- _What you should do_
Set down, word for word, only the lines from the start of the records through the line bearing "import plotly.graph_objects as go"; include no pictures.

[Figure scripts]

╔══

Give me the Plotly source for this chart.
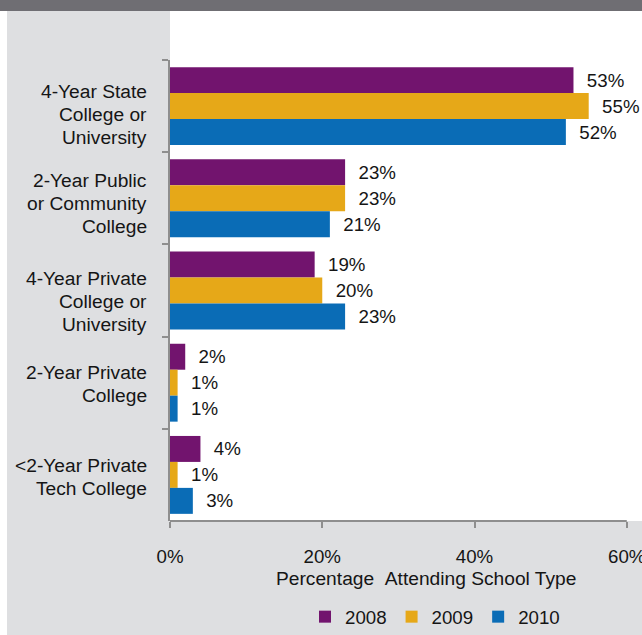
import plotly.graph_objects as go

# School types (top to bottom) and share of students attending each, by year
categories = [
    "4-Year State<br>College or<br>University",
    "2-Year Public<br>or Community<br>College",
    "4-Year Private<br>College or<br>University",
    "2-Year Private<br>College",
    "<2-Year Private<br>Tech College",
]
years = ["2008", "2009", "2010"]
pct_2008 = [53, 23, 19, 2, 4]
pct_2009 = [55, 23, 20, 1, 1]
pct_2010 = [52, 21, 23, 1, 3]
x_ticks = [0, 20, 40, 60]
x_tick_labels = ["0%", "20%", "40%", "60%"]

series = [pct_2008, pct_2009, pct_2010]
colors = ["#72146e", "#e6a818", "#0a6cb6"]

FONT = "Liberation Sans, Arial, sans-serif"
FS = 18.7
FS_CAT = 19.2
TXT = "#151515"
AXIS = "#8e8e8e"
NB = "\u00a0"

fig = go.Figure()
for yr, vals, col in zip(years, series, colors):
    fig.add_trace(go.Bar(
        name=yr,
        y=categories,
        x=vals,
        orientation="h",
        marker=dict(color=col, line=dict(width=0)),
        text=[f"{NB}{NB}{v}%" for v in vals],
        texttemplate="%{text}",
        textposition="outside",
        textfont=dict(family=FONT, size=FS, color=TXT),
        constraintext="none",
        cliponaxis=False,
        hoverinfo="skip",
    ))

W, H = 642, 635
ML, MR, MT, MB = 170, 0, 60, 114
pw, ph = W - ML - MR, H - MT - MB


def px_x(v):
    return (v - ML) / pw


def px_y(v):
    return (H - MB - v) / ph


shapes = [
    # white area above the plot
    dict(type="rect", xref="paper", yref="paper", x0=0, x1=1, y0=1, y1=px_y(11),
         fillcolor="white", line=dict(width=0), layer="below"),
    # white strip along the left edge
    dict(type="rect", xref="paper", yref="paper", x0=px_x(0), x1=px_x(7), y0=px_y(H), y1=px_y(11),
         fillcolor="white", line=dict(width=0), layer="below"),
    # dark header band
    dict(type="rect", xref="paper", yref="paper", x0=px_x(0), x1=1, y0=px_y(11), y1=px_y(0),
         fillcolor="#6f6e73", line=dict(width=0), layer="below"),
    # x axis baseline from 0% to 60%
    dict(type="line", xref="x", yref="paper", x0=x_ticks[0], x1=x_ticks[-1], y0=0, y1=0,
         line=dict(color=AXIS, width=2)),
]

annotations = [
    dict(text=f"Percentage{NB}{NB}Attending School Type", xref="paper", yref="paper",
         x=px_x(426), y=px_y(578), xanchor="center", yanchor="middle", showarrow=False,
         font=dict(family=FONT, size=FS_CAT, color=TXT)),
]

# category labels, one annotation per line, right-aligned left of the axis;
# label_drop nudges each block downward within its band (px)
LINE_STEP = 23
label_drop = [8, 5, 10.5, 1, 2]
for cat, drop in zip(categories, label_drop):
    lines = cat.split("<br>")
    n = len(lines)
    for i, ln in enumerate(lines):
        annotations.append(dict(
            text=ln, xref="paper", yref="y", x=px_x(149), y=cat,
            xanchor="right", yanchor="middle", showarrow=False,
            yshift=-((i - (n - 1) / 2) * LINE_STEP + drop),
            font=dict(family=FONT, size=FS_CAT, color=TXT),
        ))

fig.update_layout(
    width=W, height=H,
    margin=dict(l=ML, r=MR, t=MT, b=MB, pad=0, autoexpand=False),
    paper_bgcolor="#dedfe1",
    plot_bgcolor="white",
    barmode="group",
    bargap=0.155,
    bargroupgap=0,
    font=dict(family=FONT, size=FS, color=TXT),
    shapes=shapes,
    annotations=annotations,
    showlegend=True,
    legend=dict(orientation="h", x=px_x(305), y=px_y(598), xanchor="left", yanchor="top",
                bgcolor="rgba(0,0,0,0)", font=dict(family=FONT, size=FS, color=TXT),
                itemclick=False, itemdoubleclick=False, traceorder="normal"),
    xaxis=dict(range=[0, 62], tickvals=x_ticks, ticktext=x_tick_labels,
               showgrid=False, zeroline=False, showline=False, automargin=False,
               ticks="outside", ticklen=6, tickwidth=2, tickcolor=AXIS,
               ticklabelstandoff=13, ticklabeloverflow="allow",
               tickfont=dict(family=FONT, size=FS, color=TXT), fixedrange=True),
    yaxis=dict(type="category", autorange="reversed", showgrid=False, zeroline=False,
               showline=True, linecolor=AXIS, linewidth=2, automargin=False,
               tickson="boundaries", ticks="outside", ticklen=6, tickwidth=2, tickcolor=AXIS,
               showticklabels=False, fixedrange=True),
)

fig.write_html("out.html", config={"displayModeBar": False})
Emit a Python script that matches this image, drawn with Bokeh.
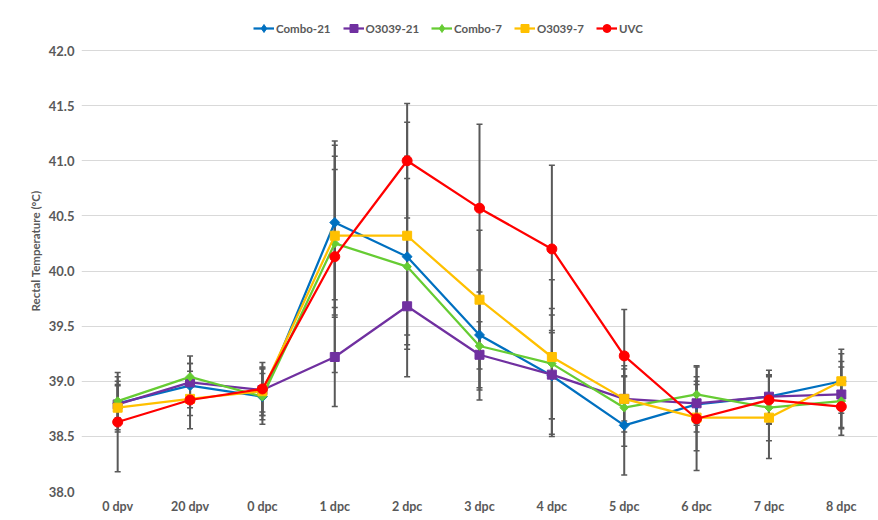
from bokeh.plotting import figure
from bokeh.models import FactorRange, Range1d, Legend, LegendItem, PrintfTickFormatter
from bokeh.embed import file_html
from bokeh.resources import INLINE

categories = ["0 dpv", "20 dpv", "0 dpc", "1 dpc", "2 dpc", "3 dpc", "4 dpc",
              "5 dpc", "6 dpc", "7 dpc", "8 dpc"]

series_names = ["Combo-21", "O3039-21", "Combo-7", "O3039-7", "UVC"]

combo21 = [38.80, 38.96, 38.86, 40.44, 40.13, 39.42, 39.05, 38.60, 38.79, 38.86, 39.00]
o3039_21 = [38.79, 38.99, 38.92, 39.22, 39.68, 39.24, 39.06, 38.84, 38.80, 38.86, 38.88]
combo7 = [38.82, 39.04, 38.86, 40.25, 40.04, 39.32, 39.16, 38.76, 38.88, 38.76, 38.82]
o3039_7 = [38.76, 38.84, 38.91, 40.32, 40.32, 39.74, 39.22, 38.84, 38.67, 38.67, 39.00]
uvc = [38.63, 38.83, 38.93, 40.13, 41.00, 40.57, 40.20, 39.23, 38.66, 38.83, 38.77]

combo21_err = [0.20, 0.20, 0.21, 0.70, 0.71, 0.59, 0.55, 0.45, 0.25, 0.24, 0.25]
o3039_21_err = [0.25, 0.17, 0.20, 0.45, 0.35, 0.30, 0.40, 0.20, 0.20, 0.20, 0.30]
combo7_err = [0.15, 0.19, 0.25, 0.67, 1.00, 0.40, 0.50, 0.35, 0.26, 0.30, 0.31]
o3039_7_err = [0.20, 0.15, 0.22, 0.72, 1.03, 0.63, 0.70, 0.30, 0.30, 0.37, 0.29]
uvc_err = [0.45, 0.26, 0.24, 1.05, 0.52, 0.76, 0.76, 0.42, 0.47, 0.22, 0.20]

y_ticks = [38.0, 38.5, 39.0, 39.5, 40.0, 40.5, 41.0, 41.5, 42.0]

values = [combo21, o3039_21, combo7, o3039_7, uvc]
errors = [combo21_err, o3039_21_err, combo7_err, o3039_7_err, uvc_err]
colors = ["#0070C0", "#7030A0", "#66CC33", "#FFC000", "#FF0000"]
markers = ["square", "square", "square", "square", "circle"]
legend_markers = ["diamond", "square", "diamond", "square", "circle"]
msizes = [7, 9, 6, 9, 10]
legend_sizes = [10, 8, 9, 8, 9]
angles = [0.785398, 0, 0.785398, 0, 0]

FONT = "Lato"
TXT = "#595959"

# frame spans page y 10..491; 42.0 must sit at y=50 -> extra headroom for legend
y_top = 42.0 + 40.0 / 110.25

p = figure(x_range=FactorRange(*categories), y_range=Range1d(38.0, y_top),
           width=878, height=520, output_backend="svg", toolbar_location=None,
           min_border_left=81, min_border_right=1, min_border_top=10,
           min_border_bottom=29)
p.outline_line_color = None
p.background_fill_color = "white"
p.border_fill_color = "white"

p.xgrid.grid_line_color = None
p.ygrid.grid_line_color = "#D9D9D9"
p.ygrid.grid_line_width = 1
p.yaxis.ticker = y_ticks
p.yaxis.formatter = PrintfTickFormatter(format="%.1f")

for ax in (p.xaxis, p.yaxis):
    ax.axis_line_color = None
    ax.major_tick_line_color = None
    ax.minor_tick_line_color = None
    ax.major_tick_out = 0
    ax.major_tick_in = 0
    ax.major_label_text_font = FONT
    ax.major_label_text_font_style = "bold"
    ax.major_label_text_color = TXT

p.xaxis.major_label_text_font_size = "12.5px"
p.yaxis.major_label_text_font_size = "13px"
p.xaxis.major_label_standoff = 7
p.yaxis.major_label_standoff = 7
p.yaxis.axis_label = "Rectal Temperature (°C)"
p.yaxis.axis_label_text_font = FONT
p.yaxis.axis_label_text_font_style = "bold"
p.yaxis.axis_label_text_font_size = "11.5px"
p.yaxis.axis_label_text_color = TXT
p.yaxis.axis_label_standoff = 4

# error bars
for vals, errs in zip(values, errors):
    lo = [v - e for v, e in zip(vals, errs)]
    hi = [v + e for v, e in zip(vals, errs)]
    p.segment(x0=categories, y0=lo, x1=categories, y1=hi,
              line_color="#595959", line_width=2)
    p.scatter(x=categories, y=lo, marker="dash", size=6, line_color="#595959", line_width=1.5)
    p.scatter(x=categories, y=hi, marker="dash", size=6, line_color="#595959", line_width=1.5)

items = []
for name, vals, col, mk, ms, ang, lmk, lms in zip(series_names, values, colors, markers,
                                                  msizes, angles, legend_markers, legend_sizes):
    ln = p.line(x=categories, y=vals, line_color=col, line_width=2.25)
    p.scatter(x=categories, y=vals, marker=mk, size=ms, angle=ang,
              fill_color=col, line_color=col)
    # legend-only glyph, placed below the visible range so only the legend shows it
    lsc = p.scatter(x=[categories[0]], y=[y_ticks[0] - 10.0], marker=lmk, size=lms,
                    fill_color=col, line_color=col)
    items.append(LegendItem(label=name, renderers=[ln, lsc]))

legend = Legend(items=items, orientation="horizontal", location=(172, 453))
legend.label_text_font = FONT
legend.label_text_font_style = "bold"
legend.label_text_font_size = "11.5px"
legend.label_text_color = TXT
legend.border_line_color = None
legend.background_fill_alpha = 0
legend.glyph_width = 21
legend.glyph_height = 20
legend.label_height = 20
legend.label_standoff = 2
legend.spacing = 12
legend.padding = 2
legend.margin = 0
p.add_layout(legend)

open("out.html", "w").write(file_html(p, INLINE))
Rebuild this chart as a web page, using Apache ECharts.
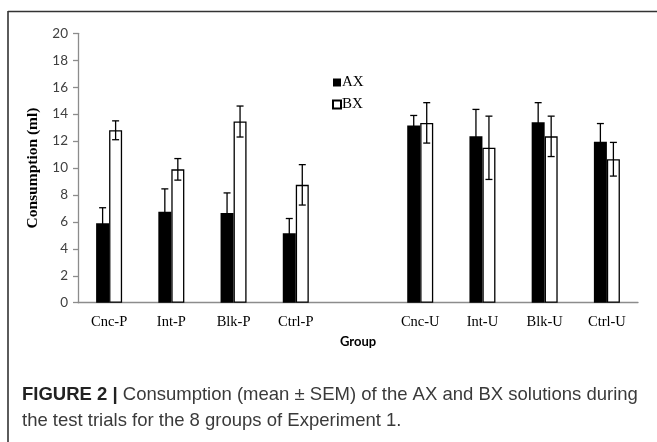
<!DOCTYPE html>
<html>
<head>
<meta charset="utf-8">
<script src="https://cdn.jsdelivr.net/npm/echarts@6/dist/echarts.min.js"></script>
<style>
html,body{margin:0;padding:0;background:#fff;}
#c{width:657px;height:442px;}
</style>
</head>
<body>
<div id="c"></div>
<script>
const categories = ['Cnc-P', 'Int-P', 'Blk-P', 'Ctrl-P', '', 'Cnc-U', 'Int-U', 'Blk-U', 'Ctrl-U'];
const axMean = [5.9, 6.75, 6.65, 5.15, null, 13.15, 12.35, 13.4, 11.95];
const axSem  = [1.15, 1.7, 1.5, 1.1, null, 0.75, 2.0, 1.45, 1.35];
const bxMean = [12.8, 9.9, 13.45, 8.75, null, 13.35, 11.5, 12.35, 10.65];
const bxSem  = [0.7, 0.8, 1.15, 1.5, null, 1.5, 2.35, 1.5, 1.25];
const yTicks = { min: 0, max: 20, interval: 2 };

const BAR_W = 13;

function errData(mean, sem) {
  const out = [];
  mean.forEach((m, i) => { if (m != null) out.push([i, m, sem[i]]); });
  return out;
}
function errRender(offset) {
  return function (params, api) {
    const i = api.value(0), m = api.value(1), s = api.value(2);
    const hi = api.coord([i, m + s]);
    const lo = api.coord([i, m - s]);
    const x = hi[0] + offset;
    const cap = 3.5;
    const st = { stroke: '#000', lineWidth: 1.3 };
    return {
      type: 'group',
      children: [
        { type: 'line', shape: { x1: x, y1: hi[1], x2: x, y2: lo[1] }, style: st },
        { type: 'line', shape: { x1: x - cap, y1: hi[1], x2: x + cap, y2: hi[1] }, style: st },
        { type: 'line', shape: { x1: x - cap, y1: lo[1], x2: x + cap, y2: lo[1] }, style: st }
      ]
    };
  };
}

const chart = echarts.init(document.getElementById('c'), null, { renderer: 'canvas' });
chart.setOption({
  backgroundColor: '#fff',
  animation: false,
  grid: { left: 78, right: 19, top: 33.3, bottom: 139.3, containLabel: false },
  legend: {
    orient: 'vertical',
    left: 327,
    top: 70,
    icon: 'rect',
    itemWidth: 8,
    itemHeight: 8,
    itemGap: 7,
    data: ['AX', 'BX'],
    textStyle: { fontFamily: 'Liberation Serif', fontSize: 15, color: '#000', padding: [0, 0, 0, -4] }
  },
  xAxis: {
    type: 'category',
    data: categories,
    axisTick: { show: false },
    axisLine: { lineStyle: { color: '#8c8c8c', width: 1.3 } },
    axisLabel: { fontFamily: 'Liberation Serif', fontSize: 14.5, color: '#000', margin: 12, interval: 0 },
    name: 'Group',
    nameLocation: 'middle',
    nameGap: 33,
    nameTextStyle: { fontFamily: 'Lato', fontWeight: 'bold', fontSize: 13, color: '#000' }
  },
  yAxis: {
    type: 'value',
    min: yTicks.min,
    max: yTicks.max,
    interval: yTicks.interval,
    splitLine: { show: false },
    axisLine: { show: true, lineStyle: { color: '#8c8c8c', width: 1.3 } },
    axisTick: { show: true, length: 5, lineStyle: { color: '#8c8c8c', width: 1.3 } },
    axisLabel: { fontFamily: 'Lato', fontSize: 13.5, color: '#404040', margin: 10 },
    name: 'Consumption (ml)',
    nameLocation: 'middle',
    nameGap: 34,
    nameTextStyle: { fontFamily: 'Liberation Serif', fontWeight: 'bold', fontSize: 15.5, color: '#000' }
  },
  series: [
    {
      name: 'AX', type: 'bar', data: axMean, barWidth: BAR_W, barGap: '0%',
      itemStyle: { color: '#000' }
    },
    {
      name: 'BX', type: 'bar', data: bxMean, barWidth: BAR_W, barGap: '0%',
      itemStyle: { color: '#fff', borderColor: '#000', borderWidth: 1.3 }
    },
    {
      type: 'custom', name: 'AX-err', data: errData(axMean, axSem),
      renderItem: errRender(-BAR_W / 2), z: 5, silent: true
    },
    {
      type: 'custom', name: 'BX-err', data: errData(bxMean, bxSem),
      renderItem: errRender(BAR_W / 2), z: 5, silent: true
    }
  ],
  graphic: [
    { type: 'line', shape: { x1: 8, y1: 11.5, x2: 657, y2: 11.5 }, style: { stroke: '#333', lineWidth: 1.6 } },
    { type: 'line', shape: { x1: 8, y1: 11, x2: 8, y2: 442 }, style: { stroke: '#333', lineWidth: 1.6 } },
    {
      type: 'text', left: 22, top: 382,
      style: {
        text: '{b|FIGURE 2 |} Consumption (mean ± SEM) of the AX and BX solutions during\nthe test trials for the 8 groups of Experiment 1.',
        fontFamily: 'Liberation Sans', fontSize: 18.5, lineHeight: 26, fill: '#3a3a3a',
        rich: { b: { fontFamily: 'Liberation Sans', fontWeight: 'bold', fontSize: 18.5, fill: '#222' } }
      }
    }
  ]
});
</script>
</body>
</html>
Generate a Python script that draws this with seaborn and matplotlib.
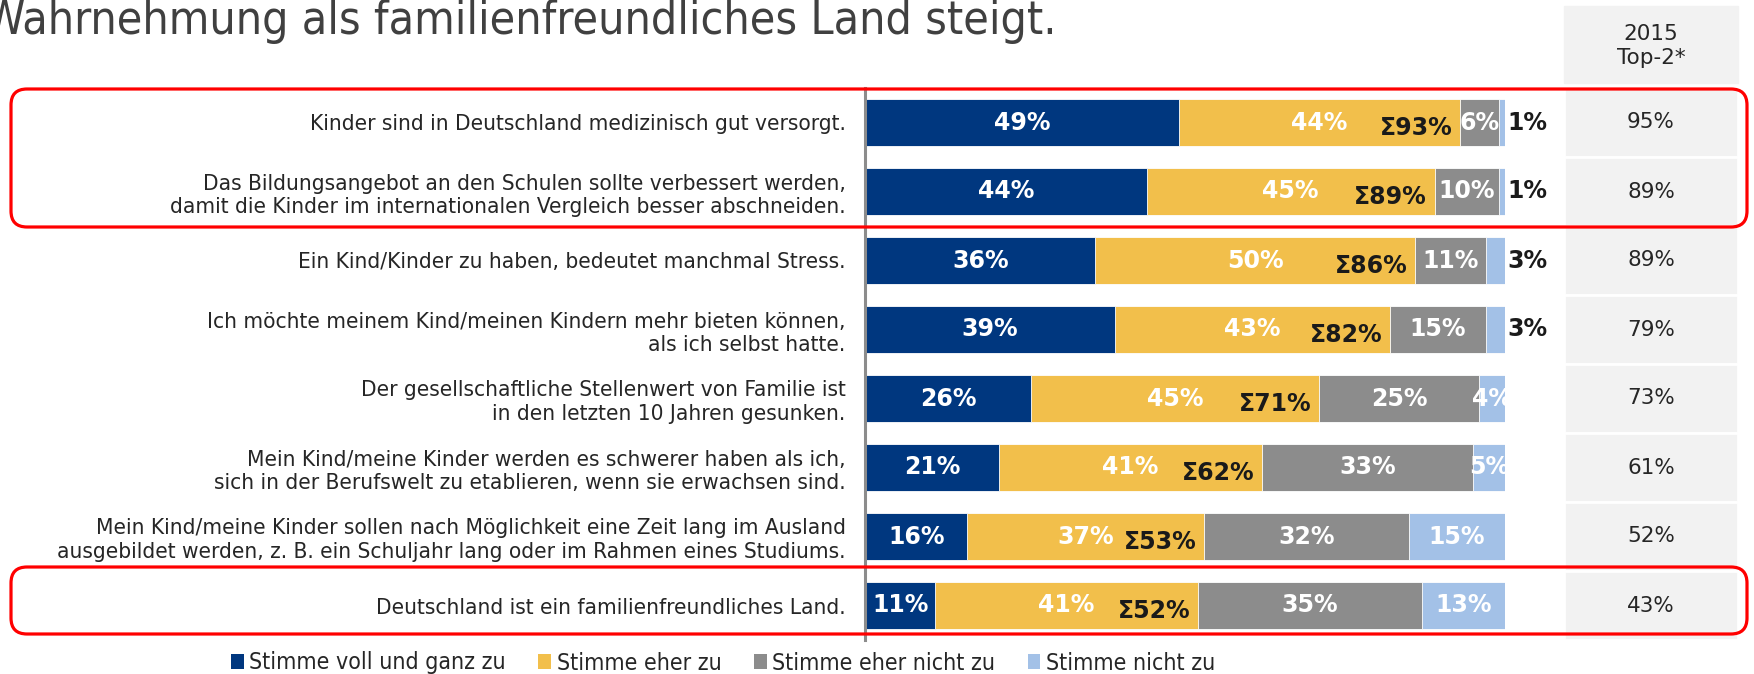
import numpy as np
import pandas as pd
import seaborn as sns

from matplotlib import pyplot as plt
from matplotlib import font_manager
from matplotlib.patches import Patch, Rectangle, FancyBboxPatch
from matplotlib.transforms import IdentityTransform


statements = [
    'Kinder sind in Deutschland medizinisch gut versorgt.',
    'Das Bildungsangebot an den Schulen sollte verbessert werden,\n'
    'damit die Kinder im internationalen Vergleich besser abschneiden.',
    'Ein Kind/Kinder zu haben, bedeutet manchmal Stress.',
    'Ich möchte meinem Kind/meinen Kindern mehr bieten können,\nals ich selbst hatte.',
    'Der gesellschaftliche Stellenwert von Familie ist\nin den letzten 10 Jahren gesunken.',
    'Mein Kind/meine Kinder werden es schwerer haben als ich,\n'
    'sich in der Berufswelt zu etablieren, wenn sie erwachsen sind.',
    'Mein Kind/meine Kinder sollen nach Möglichkeit eine Zeit lang im Ausland\n'
    'ausgebildet werden, z. B. ein Schuljahr lang oder im Rahmen eines Studiums.',
    'Deutschland ist ein familienfreundliches Land.',
]
voll = [49, 44, 36, 39, 26, 21, 16, 11]
eher = [44, 45, 50, 43, 45, 41, 37, 41]
eher_nicht = [6, 10, 11, 15, 25, 33, 32, 35]
nicht = [1, 1, 3, 3, 4, 5, 15, 13]
top2_2015 = [95, 89, 89, 79, 73, 61, 52, 43]

series_names = ['Stimme voll und ganz zu', 'Stimme eher zu', 'Stimme eher nicht zu', 'Stimme nicht zu']
colors = ['#00377F', '#F2BF4B', '#8C8C8C', '#A3C1E7']

title = 'Wahrnehmung als familienfreundliches Land steigt.'
header = '2015\nTop-2*'

W, H = 1754, 674


def narrow_font():
    fonts = font_manager.fontManager.ttflist
    if any(f.name == 'DejaVu Sans' and 'condensed' in f.stretch for f in fonts):
        return dict(family='DejaVu Sans', stretch='condensed')
    if any(f.name == 'Liberation Sans Narrow' for f in fonts):
        return dict(family='Liberation Sans Narrow')
    return dict(family='DejaVu Sans')


sns.set_style('white')
plt.rcParams['font.family'] = ['DejaVu Sans']
NARROW = narrow_font()

df = pd.DataFrame({'statement': statements, 'voll': voll, 'eher': eher,
                   'eher_nicht': eher_nicht, 'nicht': nicht})
parts = df[['voll', 'eher', 'eher_nicht', 'nicht']].to_numpy().T
cum = np.cumsum(parts, axis=0)

fig = plt.figure(figsize=(W / 100, H / 100), dpi=100)
ax = fig.add_axes([865 / W, 1 - 640 / H, 640 / W, 552 / H])

# stacked bars: draw cumulative totals from the back to the front
for k in range(3, -1, -1):
    sns.barplot(x=cum[k], y=df['statement'], orient='h', color=colors[k], saturation=1,
                width=0.67, edgecolor='white', linewidth=0.6, errorbar=None, ax=ax)

ax.set_xlim(0, 100)
ax.set_ylim(7.5, -0.5)
ax.set_xlabel('')
ax.set_ylabel('')
ax.set_xticks([])
for side in ['top', 'right', 'bottom']:
    ax.spines[side].set_visible(False)
ax.spines['left'].set_color('#8C8C8C')
ax.spines['left'].set_linewidth(2.2)
ax.set_yticks(range(len(statements)))
ax.set_yticklabels(statements, fontsize=16.2, color='#262626', **NARROW)
ax.set_yticks(np.arange(-0.5, len(statements), 1), minor=True)
ax.tick_params(axis='y', which='major', length=0, pad=14)
ax.tick_params(axis='y', which='minor', length=5, width=1.8, color='#8C8C8C', direction='out')

for i in range(len(statements)):
    start = 0
    for k in range(4):
        v = parts[k, i]
        if k == 3 and v <= 3:
            ax.text(100.3, i, f'{v}%', ha='left', va='center', fontsize=17,
                    fontweight='bold', color='#1A1A1A', clip_on=False)
        else:
            ax.text(start + v / 2, i, f'{v}%', ha='center', va='center', fontsize=17,
                    fontweight='bold', color='white', clip_on=True)
        start += v
    ax.text(cum[1, i] - 1.2, i + 0.08, f'Σ{cum[1, i]}%', ha='right', va='center',
            fontsize=17, fontweight='bold', color='#1A1A1A')

# 2015 column
ax2 = fig.add_axes([1564 / W, 1 - 640 / H, 174 / W, 552 / H])
ax2.barh(range(len(top2_2015)), [1] * len(top2_2015), height=1, left=0,
         color='#F2F2F2', edgecolor='white', linewidth=2)
ax2.set_xlim(0, 1)
ax2.set_ylim(7.5, -0.5)
ax2.axis('off')
for i, v in enumerate(top2_2015):
    ax2.text(0.5, i, f'{v}%', ha='center', va='center', fontsize=15.5, color='#262626')

fig.add_artist(Rectangle((1564, H - 83), 174, 77, color='#F2F2F2',
                         transform=IdentityTransform()))
fig.text(1651 / W, 1 - 46 / H, header, ha='center', va='center', fontsize=15.5,
         color='#262626', linespacing=1.3)

# red highlight frames
for top, bottom in [(89, 227), (567, 634)]:
    fig.add_artist(FancyBboxPatch((11, H - bottom), 1736, bottom - top,
                                  boxstyle='round,pad=0,rounding_size=16',
                                  fill=False, edgecolor='#FF0000', linewidth=2.3,
                                  transform=IdentityTransform(), zorder=10))

handles = [Patch(facecolor=c, edgecolor='none') for c in colors]
fig.legend(handles, series_names, loc='center left', bbox_to_anchor=(231 / W, 1 - 663 / H),
           ncol=4, frameon=False, handlelength=0.55, handleheight=0.6, handletextpad=0.25,
           columnspacing=1.4, borderpad=0, borderaxespad=0,
           prop=font_manager.FontProperties(size=16.6, **NARROW), labelcolor='#262626')

t = fig.text(1057 / W, 1 - 22 / H, title, ha='right', va='center', fontsize=36,
             color='#404040', **NARROW)
fig.canvas.draw()
width = t.get_window_extent().width
t.set_fontsize(t.get_fontsize() * 1075 / width)

fig.savefig('out.png', dpi=100)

╚══

- _Final result_
Give me the Plotly source for this chart.
import plotly.graph_objects as go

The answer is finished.